A bipartisan Senate compromise on stablecoin rewards has cleared the last major hurdle for the digital asset market's most important piece of US legislation.
A bipartisan Senate compromise on stablecoin rewards has cleared the last major hurdle for the digital asset market's most important piece of US legislation.

A bipartisan Senate agreement on stablecoin yields has ignited a rally in crypto-related stocks, clearing a path for the CLARITY Act, the most comprehensive piece of US digital asset legislation to date. The deal, unveiled May 1 by Senators Thom Tillis and Angela Alsobrooks, explicitly allows for “activity-based” rewards on stablecoins, resolving a year-long conflict between the banking lobby and the crypto industry and causing shares of USDC-issuer Circle to jump 16 percent.
"In the end, the banks were able to get more restrictions on rewards, but we protected what matters — the ability for Americans to earn rewards based on real usage of crypto platforms and networks,” Faryar Shirzad, Chief Policy Officer at Coinbase, said in a public statement on May 2.
The compromise directly addresses Section 404 of the proposed bill, drawing a line between prohibited savings account-like interest and permitted transaction-based incentives. The breakthrough fueled broad market optimism, with prediction market Polymarket raising the odds of the CLARITY Act's enactment in 2026 to 55 percent, a nine-point jump in a single day. The deal safeguards a critical revenue stream for firms like Coinbase, which generated approximately $1.35 billion from stablecoin activities in 2025.
The legislative impasse began with the GENIUS Act, passed in July 2025. That law banned stablecoin issuers like Circle and Tether from paying interest directly to holders, a move designed to prevent stablecoins from becoming unregulated, uninsured bank deposits. However, the GENIUS Act left a loophole for distribution partners like Coinbase, PayPal, and Robinhood, who continued to offer rewards on customer balances.
The American Bankers Association argued this distinction was meaningless, warning that yield-like rewards on stablecoins would pull deposits from community banks. The original CLARITY Act draft sought to close this loophole entirely, but the May 1 compromise found a middle ground. It prohibits rewards "economically or functionally equivalent to the payment of interest," but carves out incentives tied to activities like spending, swapping, or transferring tokens. The text directs the SEC, CFTC, and Treasury to jointly define these permitted activities within one year.
The deal provides crucial clarity for a stablecoin market that has swelled to nearly $320 billion, according to data from DefiLlama. Tether’s USDT still dominates with a 59 percent market share, but Circle’s USDC has climbed to 25 percent, or roughly $74 billion, with its growth heavily dependent on distribution partners that can now continue to offer rewards.

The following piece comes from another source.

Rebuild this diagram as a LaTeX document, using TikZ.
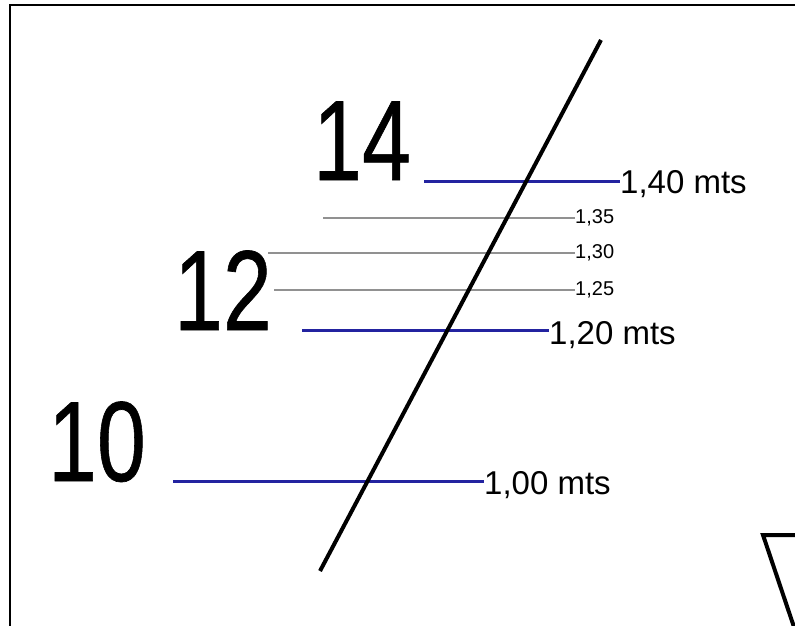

The clearest winner is Coinbase, whose business model is protected. The exchange’s $1.35 billion in 2025 stablecoin-linked revenue comes largely from revenue-sharing agreements with Circle and activity-based rewards, both of which are preserved under the new text. The framework also offers a path forward for DeFi, as yield generated by non-custodial smart contracts like those on Aave or Morpho falls outside the scope of "covered parties" targeted by the bill. The Blockchain Association, a key industry trade group, immediately backed the deal, with CEO Summer Mersinger stating it “could help push the bill closer to becoming law.”
With the deadlock broken, the CLARITY Act is expected to move quickly. Galaxy Digital’s head of firmwide research, Alex Thorn, noted that a Senate Banking Committee markup is targeted for the week of May 11, with a full vote possible before the August recess.
The focus will then shift from Congress to the regulators. The SEC, CFTC, and Treasury have 12 months to jointly issue rules defining the specifics of "activity-based" rewards. This rulemaking process is expected to be the next battlefield, as bank and crypto lobbies work to influence the final definitions. The outcome will likely face legal challenges, testing the new framework in court. In the interim, crypto firms are expected to accelerate the launch of compliant, activity-based reward programs to establish a market presence before the final rules are written.
This article is for informational purposes only and does not constitute investment advice.